UNITED STATES
SECURITIES AND EXCHANGE COMMISSION
WASHINGTON, D.C. 20549



FORM 8-K



CURRENT REPORT

Pursuant to Section 13 or 15(d)
of the Securities Exchange Act of 1934

Date of Report (Date of Earliest Event Reported): August 3, 2020



OCCIDENTAL PETROLEUM CORPORATION
(Exact Name of Registrant as Specified in Charter)



Delaware
1-09210
95-4035997
(State or Other Jurisdiction of Incorporation)
(Commission File Number)
(IRS Employer Identification No.)

5 Greenway Plaza, Suite 110
Houston, Texas
77046
(Address of Principal Executive Offices)
(Zip Code)

Registrant’s Telephone Number, Including Area Code: (713) 215-7000

Not Applicable
(Former Name or Former Address, if Changed Since Last Report)



Check the appropriate box below if the Form 8-K filing is intended to simultaneously satisfy the filing obligation of the registrant under any of the following provisions (see General Instruction A.2 below):

Written communications pursuant to Rule 425 under the Securities Act (17 CFR 230.425)

Soliciting material pursuant to Rule 14a-12 under the Exchange Act (17 CFR 240.14a-12)

Pre-commencement communications pursuant to Rule 14d-2(b) under the Exchange Act (17 CFR 240.14d-2(b))

Pre-commencement communications pursuant to Rule 13e-4(c) under the Exchange Act (17 CFR 240.13e-4(c))
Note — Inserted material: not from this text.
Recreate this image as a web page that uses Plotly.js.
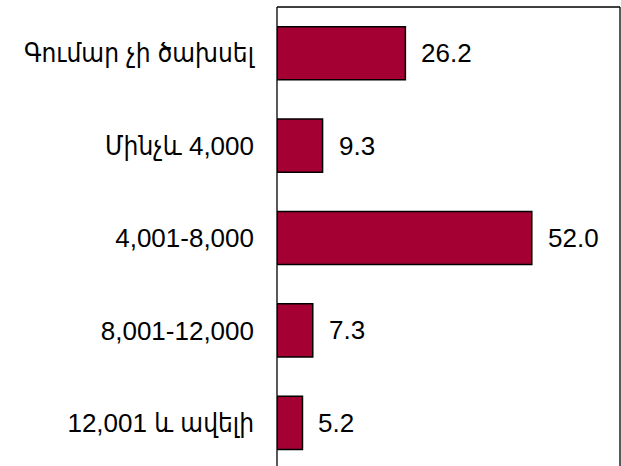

Securities registered pursuant to Section 12(b) of the Act:

Title of Each Class
 
Trading Symbol(s)
 
Name of Each Exchange on Which Registered
Common Stock, $0.20 par value
 
OXY
 
New York Stock Exchange
Warrants to Purchase Common Stock, par value $0.20
 
OXY WS
 
New York Stock Exchange


Indicate by check mark whether the registrant is an emerging growth company as defined in Rule 405 of the Securities Act of 1933 (§230.405 of this chapter) or Rule 12b-2 of the Securities Exchange Act of 1934 (§240.12b-2 of this chapter).

Emerging growth company ☐

If an emerging growth company, indicate by check mark if the registrant has elected not to use the extended transition period for complying with any new or revised financial accounting standards provided pursuant to Section 13(a) of the Exchange Act.


Item 8.01.  Other Events.

On August 3, 2020, Occidental Petroleum Corporation (the “Company”) distributed 114,734,500 warrants (the “Warrants”) to purchase an equivalent number of shares (the “Shares”) of the Company’s common stock, par value $0.20 per share (the “Common Stock”) to the holders of record of outstanding shares of Common Stock as of the close of business on July 6, 2020 (the “Distribution”). The Company will also issue an additional number of Warrants pursuant to the Company’s outstanding equity-based incentive awards in connection with anti-dilution adjustments resulting from such Distribution. Each Warrant represents the right to purchase from the Company one share of Common Stock at an initial exercise price of $22.00 per share.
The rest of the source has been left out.